Armed with new information, the students take a second look. And they come back. "It's not coal, the rocks aren't right, and an intrusion shouldn't have holes and cavities in it. And the rocks on either side of the dark stuff don't look like normal sedimentary layers. We don't think any of your explanations work."

Their closer inspection of the rock reveals that the "layers" aren't really layers at all; all the contacts are gradational, one color slowly merging into another, getting progressively darker and darker until it turns black and shiny. It's obsidian! Or more properly, vitrophyre, a glass-rich volcanic rock. This outcrop is showing us something else entirely. The entire outcrop is a single volcanic deposit that formed in a single vigorous eruption.

A few million years ago a small rhyolite magma chamber broke through the crust and erupted violently, producing a small caldera and coating the surrounding landscape with seething hot ash.

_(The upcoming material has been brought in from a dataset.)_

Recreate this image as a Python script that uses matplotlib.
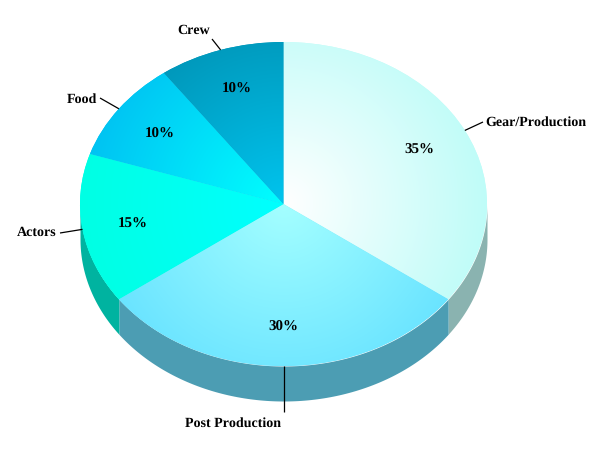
import numpy as np
import matplotlib
matplotlib.use("Agg")
import matplotlib.pyplot as plt
from matplotlib.colors import LinearSegmentedColormap

categories = ["Gear/Production", "Post Production", "Actors", "Food", "Crew"]
values = [35, 30, 15, 10, 10]
inner_colors = ["#ffffff", "#a4ffff", "#00ffff", "#00ffff", "#00c4ee"]
outer_colors = ["#bffcf8", "#66e2ff", "#00ffe4", "#00c2f2", "#0092b4"]
side_colors = ["#8ab3b0", "#4c9db3", "#00b3a0", "#0088aa", "#006680"]
label_px = [(485, 122), (233, 423), (57, 232), (97, 99), (210, 30)]
label_ha = ["left", "center", "right", "right", "right"]
leader_end_px = [(483, 122), (283.5, 412), (60, 233), (100, 98), (212, 39)]

W, H = 600, 463
CX, CY, RX, RY, DEPTH = 283.5, 204.0, 203.5, 162.0, 35.0

plt.rcParams["font.family"] = ["Liberation Serif", "DejaVu Serif"]
plt.rcParams["font.weight"] = "bold"
plt.rcParams["font.size"] = 10
plt.rcParams["text.hinting"] = "no_hinting"
plt.rcParams["text.hinting_factor"] = 1


def px(x, y):
    return (x - CX) / RX, (CY - y) / RY


fig = plt.figure(figsize=(W / 100, H / 100), dpi=100, facecolor="white")
ax = fig.add_axes([0, 0, 1, 1])

wedges, _, autotexts = ax.pie(
    values, startangle=90, counterclock=False, radius=1,
    colors=outer_colors, autopct="%.0f%%", pctdistance=0.75,
    wedgeprops={"linewidth": 0},
)
for t in autotexts:
    t.set_color("black")
    t.set_fontweight("bold")
    t.set_zorder(6)
    t.set_fontsize(10.8)
    tx, ty = t.get_position()
    t.set_position((tx, ty - 1.2 / RY))

# viewing limits: one pie radius maps to RX / RY pixels
ax.set_aspect("auto")
x0, y1 = px(0, 0)
x1, y0 = px(W, H)

# side wall, visible for the front half of the rim
depth_u = DEPTH / RY
edges = np.concatenate([[0], np.cumsum(values)]) / np.sum(values) * 360.0
for i in range(len(values)):
    a = max(edges[i], 90.0)
    b = min(edges[i + 1], 270.0)
    if b <= a:
        continue
    th = np.radians(np.linspace(a, b, 120))
    xs = np.sin(th)
    ys = np.cos(th)
    ax.fill_between(xs, ys - depth_u, ys, color=side_colors[i], lw=0, zorder=1)

# radial shading of each top slice: round in pixel space, not in the ellipse
grid_x = np.linspace(-1.02, 1.02, 600)
grid_y = np.linspace(-1.02, 1.02, 600)
gx, gy = np.meshgrid(grid_x, grid_y)
rr = np.clip(np.hypot(gx, gy * RY / RX), 0, 1)
for i, w in enumerate(wedges):
    w.set_zorder(2)
    cmap = LinearSegmentedColormap.from_list(f"s{i}", [inner_colors[i], outer_colors[i]])
    im = ax.imshow(rr, cmap=cmap, vmin=0, vmax=1, origin="lower", aspect="auto",
                   extent=(-1.02, 1.02, -1.02, 1.02), zorder=3, interpolation="bilinear")
    im.set_clip_path(w)

# leader lines and labels
for i, name in enumerate(categories):
    mid = np.radians((edges[i] + edges[i + 1]) / 2)
    sx, sy = np.sin(mid), np.cos(mid)
    ex, ey = px(*leader_end_px[i])
    ax.plot([sx, ex], [sy, ey], color="black", lw=0.9, zorder=5, solid_capstyle="butt")
    lx, ly = px(*label_px[i])
    ax.text(lx, ly, name, ha=label_ha[i], va="center", color="black",
            fontweight="bold", fontsize=10, zorder=6)

ax.set_xlim(x0, x1)
ax.set_ylim(y0, y1)
ax.set_axis_off()
fig.savefig("out.png", dpi=100, facecolor="white")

The first ash to hit the ground cooled quickly. But the interior of the ash deposit was still so hot that the portion about 10 feet above the base fused into the volcanic glass of the vitrophyre. The uppermost ash layers cooled quickly and did not darken like the rock in the interior. This exposure is an excellent example of a welded tuff.

I really love this outcrop...it encapsulates very well the concept of the scientific method. We see a phenomena that raises questions. We do a preliminary investigation that results in a number of possible explanations (hypotheses). We test each one, assuming that one of the hypotheses will be supported by the evidence, and that the other hypotheses will be shown to be wrong. Like many times in science, all the proposed explanations turn out to be incorrect, and we go back to square one, not yet at an answer, but far more knowledgeable about our mystery. In the end, if we are diligent, and sometimes lucky, we arrive at an answer that fits all the evidence.

At this outcrop we have the added benefit of being able to learn about the various kinds of faults, and use that knowledge to identify the faults found in the same roadcut. The left side of the fault (the headwall) is down relative to the right side (the footwall), making this a fine example of a normal fault, which is generated by extensional forces. The entire region, the basin and range province, has been stretched and broken, so the faults in this one outcrop are a microcosm of the faulting found throughout this strange landscape.
This is the kind of outcrop that shows that diagrams on a chalkboard can never be as powerful a learning tool as standing on the ground staring at and manipulating the rocks.

It was time for a bathroom and a cold drink...we headed down to the village of Shoshone and got ready to see the heart of Death Valley. In a coming post....

2 comments:

Gaelyn said...

You will make a Great Park Ranger.

Randy A. said...

Tuff luck? It's all my fault? Don't be an ash?

Those aren't gneiss things to say! You can't take your readers for granite, you know! And you can't treat us like schist, either!